* **Aim of the exercise**
Only the lines from the start of the data through the line containing "1.0, 1.4, 1.0, 1.0]" should be written out, exactly as they are, with both ends included and the pictures left out.

* **Supplied material**
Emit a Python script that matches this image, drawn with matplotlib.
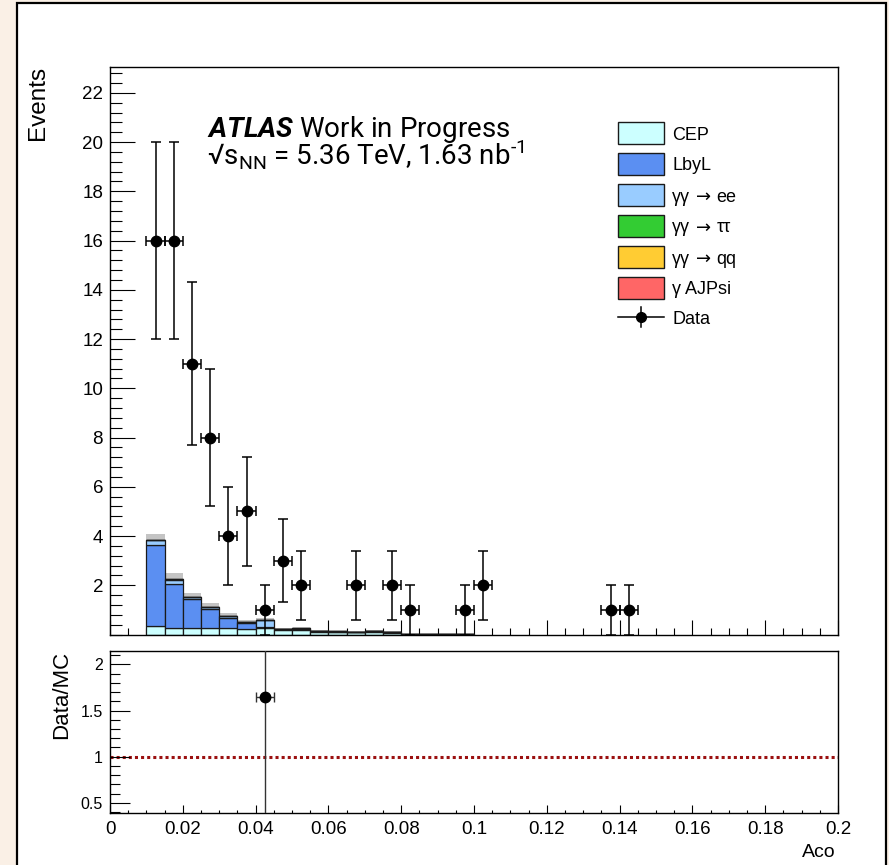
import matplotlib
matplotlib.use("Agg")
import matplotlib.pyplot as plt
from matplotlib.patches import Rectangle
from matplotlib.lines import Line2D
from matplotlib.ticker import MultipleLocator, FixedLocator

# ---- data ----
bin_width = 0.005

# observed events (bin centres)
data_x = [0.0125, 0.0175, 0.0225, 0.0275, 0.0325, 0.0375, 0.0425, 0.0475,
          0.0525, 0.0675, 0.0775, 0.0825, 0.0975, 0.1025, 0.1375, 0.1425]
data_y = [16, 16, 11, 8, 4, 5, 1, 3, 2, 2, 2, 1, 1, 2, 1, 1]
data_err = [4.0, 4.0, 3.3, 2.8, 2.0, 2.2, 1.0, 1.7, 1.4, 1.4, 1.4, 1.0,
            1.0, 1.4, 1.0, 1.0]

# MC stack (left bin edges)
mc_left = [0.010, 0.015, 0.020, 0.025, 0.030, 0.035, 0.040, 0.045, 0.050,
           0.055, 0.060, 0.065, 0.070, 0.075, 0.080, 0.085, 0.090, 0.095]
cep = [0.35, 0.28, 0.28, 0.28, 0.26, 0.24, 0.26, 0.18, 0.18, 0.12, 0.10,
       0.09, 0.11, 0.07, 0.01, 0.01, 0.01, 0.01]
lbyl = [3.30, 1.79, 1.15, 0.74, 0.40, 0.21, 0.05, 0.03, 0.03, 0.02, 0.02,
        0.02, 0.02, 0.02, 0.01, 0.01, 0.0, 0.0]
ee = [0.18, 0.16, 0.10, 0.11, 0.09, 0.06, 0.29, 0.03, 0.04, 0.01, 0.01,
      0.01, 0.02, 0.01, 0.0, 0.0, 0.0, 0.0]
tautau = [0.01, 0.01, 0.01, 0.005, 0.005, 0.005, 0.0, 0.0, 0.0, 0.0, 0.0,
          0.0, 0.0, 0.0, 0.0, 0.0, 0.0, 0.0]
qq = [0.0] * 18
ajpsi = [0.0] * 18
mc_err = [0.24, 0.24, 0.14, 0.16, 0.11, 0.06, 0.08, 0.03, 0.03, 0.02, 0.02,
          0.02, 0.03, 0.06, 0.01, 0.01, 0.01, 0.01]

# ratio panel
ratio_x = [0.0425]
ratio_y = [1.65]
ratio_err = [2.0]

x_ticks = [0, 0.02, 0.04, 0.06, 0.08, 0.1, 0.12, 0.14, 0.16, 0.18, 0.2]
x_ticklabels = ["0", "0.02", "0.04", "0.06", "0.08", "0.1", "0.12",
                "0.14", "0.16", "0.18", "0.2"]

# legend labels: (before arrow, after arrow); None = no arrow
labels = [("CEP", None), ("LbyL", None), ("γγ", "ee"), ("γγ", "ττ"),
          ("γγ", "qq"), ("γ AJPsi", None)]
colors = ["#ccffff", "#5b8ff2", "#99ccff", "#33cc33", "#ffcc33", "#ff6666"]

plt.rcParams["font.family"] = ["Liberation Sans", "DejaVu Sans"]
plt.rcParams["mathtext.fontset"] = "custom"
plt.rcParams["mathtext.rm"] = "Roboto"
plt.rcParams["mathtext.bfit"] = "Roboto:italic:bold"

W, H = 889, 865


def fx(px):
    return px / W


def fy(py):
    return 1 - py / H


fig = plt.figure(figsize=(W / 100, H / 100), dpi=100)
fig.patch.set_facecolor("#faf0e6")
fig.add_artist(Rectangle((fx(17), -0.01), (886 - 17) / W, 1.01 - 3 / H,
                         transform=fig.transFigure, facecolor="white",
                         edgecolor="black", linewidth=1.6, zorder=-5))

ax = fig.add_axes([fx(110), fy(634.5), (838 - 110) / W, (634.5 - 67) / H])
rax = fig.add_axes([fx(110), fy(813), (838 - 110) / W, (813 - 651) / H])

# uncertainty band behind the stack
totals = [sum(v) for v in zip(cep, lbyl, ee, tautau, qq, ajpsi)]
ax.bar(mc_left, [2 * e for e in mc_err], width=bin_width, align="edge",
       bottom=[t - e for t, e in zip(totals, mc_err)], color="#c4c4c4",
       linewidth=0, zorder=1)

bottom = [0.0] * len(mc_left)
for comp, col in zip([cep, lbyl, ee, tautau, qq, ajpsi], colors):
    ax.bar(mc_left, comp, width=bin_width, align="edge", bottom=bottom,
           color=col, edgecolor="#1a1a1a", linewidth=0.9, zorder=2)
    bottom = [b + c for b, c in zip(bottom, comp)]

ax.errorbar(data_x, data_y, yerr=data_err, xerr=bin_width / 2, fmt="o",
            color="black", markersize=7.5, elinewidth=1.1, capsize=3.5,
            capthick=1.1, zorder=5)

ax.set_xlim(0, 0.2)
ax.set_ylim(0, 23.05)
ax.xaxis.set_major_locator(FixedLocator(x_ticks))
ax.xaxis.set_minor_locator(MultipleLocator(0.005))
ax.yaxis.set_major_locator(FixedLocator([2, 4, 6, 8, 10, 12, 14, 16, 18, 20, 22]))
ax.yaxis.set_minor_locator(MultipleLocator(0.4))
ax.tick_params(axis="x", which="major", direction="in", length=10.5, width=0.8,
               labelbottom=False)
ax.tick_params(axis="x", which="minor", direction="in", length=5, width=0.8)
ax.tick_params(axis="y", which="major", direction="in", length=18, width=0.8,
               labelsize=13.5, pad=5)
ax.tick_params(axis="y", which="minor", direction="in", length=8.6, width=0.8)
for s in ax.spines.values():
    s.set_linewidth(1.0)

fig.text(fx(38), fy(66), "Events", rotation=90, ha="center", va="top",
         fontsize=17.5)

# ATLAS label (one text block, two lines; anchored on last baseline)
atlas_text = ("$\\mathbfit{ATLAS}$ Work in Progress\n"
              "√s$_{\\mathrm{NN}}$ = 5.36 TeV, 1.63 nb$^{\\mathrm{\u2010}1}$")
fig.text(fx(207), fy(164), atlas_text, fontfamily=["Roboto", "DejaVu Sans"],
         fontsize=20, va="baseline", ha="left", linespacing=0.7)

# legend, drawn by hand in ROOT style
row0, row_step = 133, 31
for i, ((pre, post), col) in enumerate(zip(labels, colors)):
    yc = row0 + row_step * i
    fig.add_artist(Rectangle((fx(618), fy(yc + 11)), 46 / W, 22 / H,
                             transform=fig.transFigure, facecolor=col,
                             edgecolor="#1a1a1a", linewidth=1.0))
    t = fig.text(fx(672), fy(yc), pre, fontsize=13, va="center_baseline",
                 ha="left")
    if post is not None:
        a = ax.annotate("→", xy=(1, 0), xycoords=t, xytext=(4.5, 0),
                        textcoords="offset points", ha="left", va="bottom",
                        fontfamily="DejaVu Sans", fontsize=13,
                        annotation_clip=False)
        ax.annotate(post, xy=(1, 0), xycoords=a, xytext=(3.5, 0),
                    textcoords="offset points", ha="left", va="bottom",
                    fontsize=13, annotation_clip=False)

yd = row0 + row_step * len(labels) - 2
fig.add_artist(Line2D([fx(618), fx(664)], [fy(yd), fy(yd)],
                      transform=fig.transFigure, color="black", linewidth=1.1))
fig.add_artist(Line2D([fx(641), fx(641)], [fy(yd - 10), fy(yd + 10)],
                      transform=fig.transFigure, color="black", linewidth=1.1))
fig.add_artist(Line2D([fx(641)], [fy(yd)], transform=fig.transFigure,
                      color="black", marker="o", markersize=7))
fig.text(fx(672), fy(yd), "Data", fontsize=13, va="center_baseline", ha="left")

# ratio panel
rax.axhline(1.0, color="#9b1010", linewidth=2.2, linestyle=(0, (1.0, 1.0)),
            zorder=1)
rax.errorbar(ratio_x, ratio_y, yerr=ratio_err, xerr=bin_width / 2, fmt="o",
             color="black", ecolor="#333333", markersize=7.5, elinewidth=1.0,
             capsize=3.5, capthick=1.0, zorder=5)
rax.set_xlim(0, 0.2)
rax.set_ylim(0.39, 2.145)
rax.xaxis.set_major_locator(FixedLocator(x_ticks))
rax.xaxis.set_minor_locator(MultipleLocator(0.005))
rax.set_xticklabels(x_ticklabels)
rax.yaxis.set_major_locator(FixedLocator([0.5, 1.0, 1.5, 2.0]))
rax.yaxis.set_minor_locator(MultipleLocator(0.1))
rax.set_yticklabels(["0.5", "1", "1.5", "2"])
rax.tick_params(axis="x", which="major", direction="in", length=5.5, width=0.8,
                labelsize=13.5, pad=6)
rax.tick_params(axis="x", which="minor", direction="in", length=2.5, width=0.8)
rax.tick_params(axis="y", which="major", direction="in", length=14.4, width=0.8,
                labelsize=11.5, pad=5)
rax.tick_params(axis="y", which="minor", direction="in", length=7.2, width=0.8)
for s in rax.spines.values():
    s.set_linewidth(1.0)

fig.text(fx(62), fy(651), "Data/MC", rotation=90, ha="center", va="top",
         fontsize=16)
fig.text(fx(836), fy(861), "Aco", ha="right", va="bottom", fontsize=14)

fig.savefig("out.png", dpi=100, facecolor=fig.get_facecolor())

* **Answer for the task**
Emit a Python script that matches this image, drawn with matplotlib.
import matplotlib
matplotlib.use("Agg")
import matplotlib.pyplot as plt
from matplotlib.patches import Rectangle
from matplotlib.lines import Line2D
from matplotlib.ticker import MultipleLocator, FixedLocator

# ---- data ----
bin_width = 0.005

# observed events (bin centres)
data_x = [0.0125, 0.0175, 0.0225, 0.0275, 0.0325, 0.0375, 0.0425, 0.0475,
          0.0525, 0.0675, 0.0775, 0.0825, 0.0975, 0.1025, 0.1375, 0.1425]
data_y = [16, 16, 11, 8, 4, 5, 1, 3, 2, 2, 2, 1, 1, 2, 1, 1]
data_err = [4.0, 4.0, 3.3, 2.8, 2.0, 2.2, 1.0, 1.7, 1.4, 1.4, 1.4, 1.0,
            1.0, 1.4, 1.0, 1.0]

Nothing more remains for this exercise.